Эти краткие, но весьма емкие из-за своей узнаваемости черты настоящего характеризуют героя с самого начала цикла. Герою (а вместе с ним и читателю) не позволяют самореализоваться и притом остаться честным человеком неприглядные реалии современной России (вернее, их узнаваемые благодаря общему информационному фону последних 20 лет стереотипы). Характерна мысленная прямая речь главного героя: она однозначно опознается как повседневная разговорная речь XX–XXI вв. (о чем свидетельствуют многочисленные культурные референции, отсылающие к знакомым массовому читателю реалиям XX века) и при этом неизменно насыщена сниженной лексикой. Например:

«Ну да, так ты мне правду и сказала. Дитем меня считаешь, хотя самой только весной пятнадцать стукнет. Ну, как же? „Что вы, мужики в этом понимаете? Тем более — дети“… Понимаем, Аннушка, может быть, и побольше вашего, только виду показывать нельзя. Эх, доля пацанская! А ведь, сколько стариков мечтает молодость вернуть. Вот, вернул и что? Любая девчонка с куриными мозгами тебя за недоумка держит. Да будет вам, сэр Майкл, Бога гневить. Парились бы сейчас на зоне или, что более вероятно, в могиле лежали бы. А молодость — недостаток, который обязательно проходит со временем, простите великодушно за банальность».[16. С. 51]

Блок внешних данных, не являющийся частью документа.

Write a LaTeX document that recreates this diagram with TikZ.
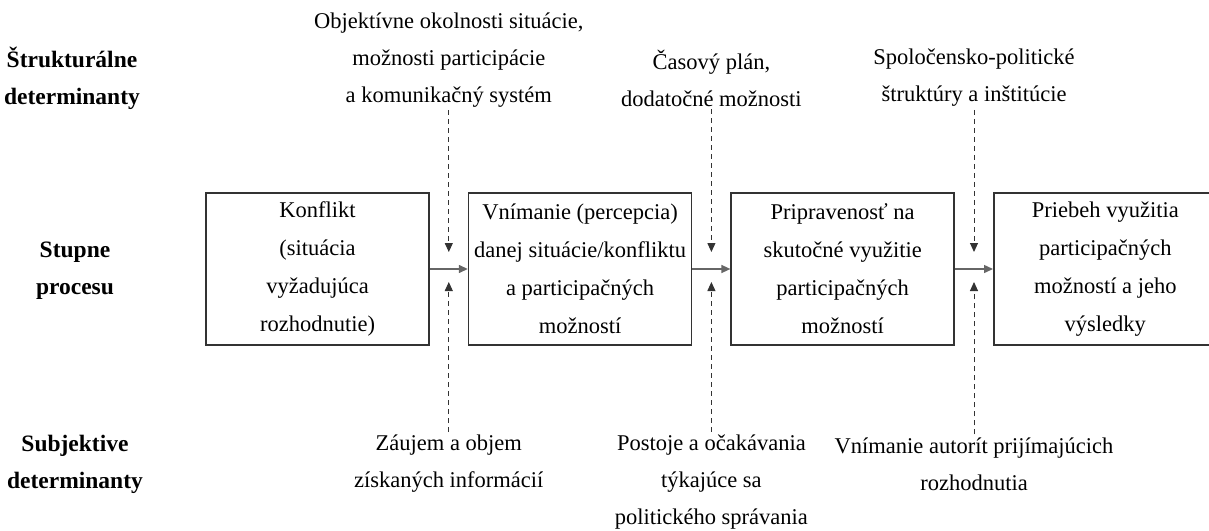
\documentclass[tikz,border=0pt]{standalone}
\usepackage{fontspec}
\setmainfont{Liberation Serif}
\usepackage{tikz}
\usetikzlibrary{arrows.meta,positioning,calc}

\begin{document}
\begin{tikzpicture}[
	x=1pt, y=-1pt,
	node distance=38pt,
	txt/.style={align=center, inner sep=3pt, font=\fontsize{22.5}{37}\selectfont},
	lab/.style={txt, font=\fontsize{23.5}{37}\selectfont\bfseries},
	stage/.style={rectangle, draw=black!80, line width=1.6pt, minimum width=223pt, minimum height=152pt, align=center, inner sep=2pt, font=\fontsize{22.5}{38}\selectfont},
	arr/.style={-{Triangle[length=9pt, width=8pt]}, draw=black!60, line width=1.4pt},
	det/.style={-{Triangle[length=9pt, width=8pt]}, black!80, line width=1pt, dash pattern=on 5pt off 4pt}
]
\useasboundingbox (0,0) rectangle (1209,530);

% riadok 1: stupne procesu
\node[stage] (konf) at (317.5,269) {Konflikt\\(situácia\\vyžadujúca\\rozhodnutie)};
\node[stage, right=of konf] (vnim) {Vnímanie (percepcia)\\danej situácie/konfliktu\\a participačných\\možností};
\node[stage, right=of vnim] (prip) {Pripravenosť na\\skutočné využitie\\participačných\\možností};
\node[stage, right=of prip] (prie) {Priebeh využitia\\participačných\\možností a jeho\\výsledky};

\draw[arr] (konf) -- (vnim);
\draw[arr] (vnim) -- (prip);
\draw[arr] (prip) -- (prie);

% lavy stlpec
\node[lab] (struk) at (72,78) {Štrukturálne\\determinanty};
\node[lab] (stup) at (75,271) {Stupne\\procesu};
\node[lab] (subj) at (75,464) {Subjektive\\determinanty};

% stredy medzier medzi krokmi
\coordinate (g1) at ($(konf.east)!0.5!(vnim.west)$);
\coordinate (g2) at ($(vnim.east)!0.5!(prip.west)$);
\coordinate (g3) at ($(prip.east)!0.5!(prie.west)$);

% strukturalne determinanty (zhora)
\node[txt] (obj) at (g1 |- 0,60) {Objektívne okolnosti situácie,\\možnosti participácie\\a komunikačný systém};
\node[txt] (cas) at (g2 |- 0,78) {Časový plán,\\dodatočné možnosti};
\node[txt] (spol) at (g3 |- 0,78) {Spoločensko-politické\\štruktúry a inštitúcie};

% subjektivne determinanty (zdola)
\node[txt] (zauj) at (g1 |- 0,464) {Záujem a objem\\získaných informácií};
\node[txt] (post) at (g2 |- 0,482) {Postoje a očakávania\\týkajúce sa\\politického správania};
\node[txt] (autor) at (g3 |- 0,464) {Vnímanie autorít prijímajúcich\\rozhodnutia};

\foreach \g/\t/\b in {g1/obj/zauj, g2/cas/post, g3/spol/autor}{
	\coordinate (\g d) at ($(\g)+(0,-17)$);
	\coordinate (\g u) at ($(\g)+(0,13)$);
	\draw[det] (\t.south -| \g) -- (\g d);
	\draw[det] (\b.north -| \g) -- (\g u);
}
\end{tikzpicture}
\end{document}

Узнаваемый образ настоящего, в котором невозможна самореализация честным путем (еще один расхожий стереотип), при полном отсутствии образа будущего, с первых же страниц вызывает у читателя сочувствие главному герою и стремление бежать вместе с ним в иную, более благоприятную эпоху.

Так же обстоят дела и с образом настоящего в цикле А. Величко «Кавказский принц». Свое отношение к настоящему его герой выражает в самом начале первой книги цикла:

«— Две тысячи восьмой.

— Вот даже как… Некоторые считают, что к этому времени должен наступить золотой век.